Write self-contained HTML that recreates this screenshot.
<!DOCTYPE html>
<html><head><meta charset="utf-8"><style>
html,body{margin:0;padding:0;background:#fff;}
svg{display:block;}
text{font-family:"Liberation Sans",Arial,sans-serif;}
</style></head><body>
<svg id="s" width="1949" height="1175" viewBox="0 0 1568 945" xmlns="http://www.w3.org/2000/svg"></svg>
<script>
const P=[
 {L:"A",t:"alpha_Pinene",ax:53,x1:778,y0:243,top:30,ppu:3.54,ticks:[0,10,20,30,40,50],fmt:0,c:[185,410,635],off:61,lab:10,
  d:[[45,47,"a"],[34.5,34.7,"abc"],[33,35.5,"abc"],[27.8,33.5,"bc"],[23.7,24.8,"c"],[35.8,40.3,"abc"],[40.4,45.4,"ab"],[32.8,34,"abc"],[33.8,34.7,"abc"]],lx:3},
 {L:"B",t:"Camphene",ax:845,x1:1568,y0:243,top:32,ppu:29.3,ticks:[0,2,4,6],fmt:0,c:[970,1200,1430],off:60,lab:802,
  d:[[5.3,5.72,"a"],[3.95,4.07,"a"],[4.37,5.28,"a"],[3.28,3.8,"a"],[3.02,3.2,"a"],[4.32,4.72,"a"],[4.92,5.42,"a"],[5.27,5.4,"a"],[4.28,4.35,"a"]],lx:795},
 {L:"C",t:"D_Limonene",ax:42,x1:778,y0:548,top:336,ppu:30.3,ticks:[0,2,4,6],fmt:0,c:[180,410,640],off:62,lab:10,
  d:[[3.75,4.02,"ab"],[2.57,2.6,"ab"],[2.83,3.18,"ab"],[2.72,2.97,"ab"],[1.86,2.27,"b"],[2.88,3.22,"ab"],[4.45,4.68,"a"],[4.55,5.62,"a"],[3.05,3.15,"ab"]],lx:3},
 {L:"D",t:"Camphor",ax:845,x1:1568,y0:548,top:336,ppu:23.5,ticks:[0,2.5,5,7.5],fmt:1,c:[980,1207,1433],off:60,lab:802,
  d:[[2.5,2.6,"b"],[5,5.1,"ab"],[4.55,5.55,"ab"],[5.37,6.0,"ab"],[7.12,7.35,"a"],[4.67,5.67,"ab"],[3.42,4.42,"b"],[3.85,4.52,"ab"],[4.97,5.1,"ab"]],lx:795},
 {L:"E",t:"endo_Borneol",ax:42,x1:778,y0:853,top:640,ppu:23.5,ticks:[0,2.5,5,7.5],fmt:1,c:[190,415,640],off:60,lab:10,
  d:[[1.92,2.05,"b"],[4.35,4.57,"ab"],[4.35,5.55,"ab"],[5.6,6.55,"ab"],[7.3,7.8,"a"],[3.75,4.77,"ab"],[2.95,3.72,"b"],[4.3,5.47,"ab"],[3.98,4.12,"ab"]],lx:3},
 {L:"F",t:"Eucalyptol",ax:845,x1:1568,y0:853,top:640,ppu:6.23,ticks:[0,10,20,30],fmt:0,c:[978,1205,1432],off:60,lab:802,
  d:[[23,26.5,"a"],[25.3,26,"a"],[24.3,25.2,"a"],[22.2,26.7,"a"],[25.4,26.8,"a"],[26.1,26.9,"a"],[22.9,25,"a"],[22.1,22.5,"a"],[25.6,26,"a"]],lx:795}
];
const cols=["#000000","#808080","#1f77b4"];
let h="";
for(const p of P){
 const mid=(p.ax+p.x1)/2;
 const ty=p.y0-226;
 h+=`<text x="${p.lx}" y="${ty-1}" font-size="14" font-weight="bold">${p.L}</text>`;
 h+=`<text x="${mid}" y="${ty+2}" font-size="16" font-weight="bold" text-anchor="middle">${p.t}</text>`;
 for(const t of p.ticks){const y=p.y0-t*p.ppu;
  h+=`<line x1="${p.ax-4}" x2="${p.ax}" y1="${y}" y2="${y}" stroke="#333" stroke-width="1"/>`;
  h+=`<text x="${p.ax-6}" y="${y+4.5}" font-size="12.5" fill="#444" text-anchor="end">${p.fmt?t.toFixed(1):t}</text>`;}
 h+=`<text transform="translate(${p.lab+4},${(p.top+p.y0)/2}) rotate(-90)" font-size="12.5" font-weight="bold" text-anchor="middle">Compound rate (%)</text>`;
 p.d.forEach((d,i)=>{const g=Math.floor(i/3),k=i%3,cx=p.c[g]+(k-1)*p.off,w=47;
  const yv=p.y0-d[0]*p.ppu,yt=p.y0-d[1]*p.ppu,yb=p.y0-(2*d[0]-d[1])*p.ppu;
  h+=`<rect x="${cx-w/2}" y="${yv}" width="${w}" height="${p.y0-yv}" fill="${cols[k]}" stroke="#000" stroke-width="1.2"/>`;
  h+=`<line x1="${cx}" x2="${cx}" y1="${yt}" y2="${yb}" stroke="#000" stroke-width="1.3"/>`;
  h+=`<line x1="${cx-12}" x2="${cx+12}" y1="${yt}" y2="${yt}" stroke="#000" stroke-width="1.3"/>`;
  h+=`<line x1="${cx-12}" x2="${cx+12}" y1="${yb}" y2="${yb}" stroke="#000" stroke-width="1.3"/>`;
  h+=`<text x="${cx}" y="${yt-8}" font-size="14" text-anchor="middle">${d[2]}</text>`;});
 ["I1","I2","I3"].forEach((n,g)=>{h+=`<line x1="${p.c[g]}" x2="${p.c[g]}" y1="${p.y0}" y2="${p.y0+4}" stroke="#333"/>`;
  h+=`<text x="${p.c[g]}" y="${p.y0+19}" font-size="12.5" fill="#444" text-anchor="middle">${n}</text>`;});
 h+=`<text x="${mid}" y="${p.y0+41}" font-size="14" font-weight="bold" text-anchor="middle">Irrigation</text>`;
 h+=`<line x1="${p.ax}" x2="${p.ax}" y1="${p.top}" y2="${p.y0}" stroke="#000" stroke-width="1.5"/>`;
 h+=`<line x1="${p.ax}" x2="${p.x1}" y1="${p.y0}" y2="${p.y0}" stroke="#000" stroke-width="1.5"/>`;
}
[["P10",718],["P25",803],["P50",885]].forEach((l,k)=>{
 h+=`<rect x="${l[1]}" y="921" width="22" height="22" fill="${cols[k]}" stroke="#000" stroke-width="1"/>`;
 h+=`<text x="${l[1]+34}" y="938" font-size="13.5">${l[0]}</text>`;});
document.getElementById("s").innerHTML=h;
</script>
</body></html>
...
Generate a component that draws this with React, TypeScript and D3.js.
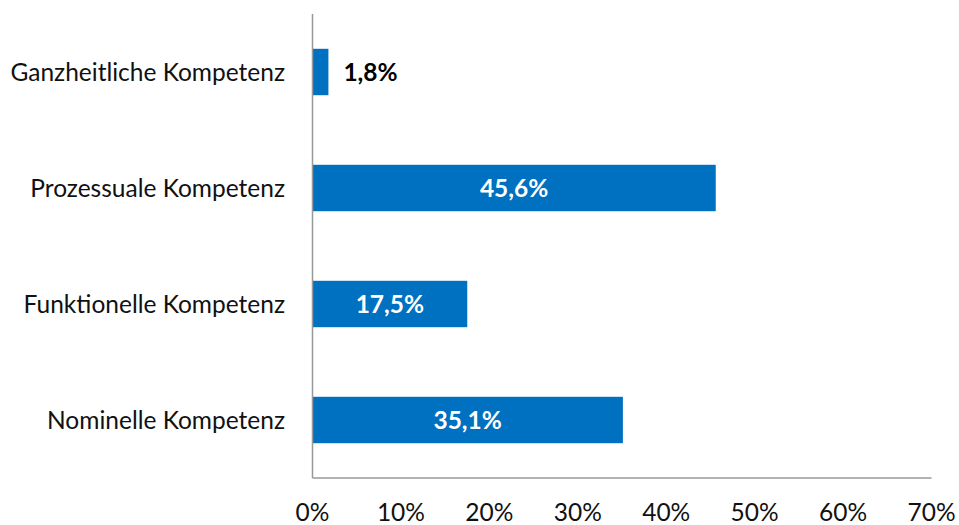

WHAT THE TASK REQUIRES:
Gather each line holding the string "that".

THE OUTPUT:
Write self-contained HTML that recreates this screenshot.
Generate a component that draws this with React, TypeScript and D3.js.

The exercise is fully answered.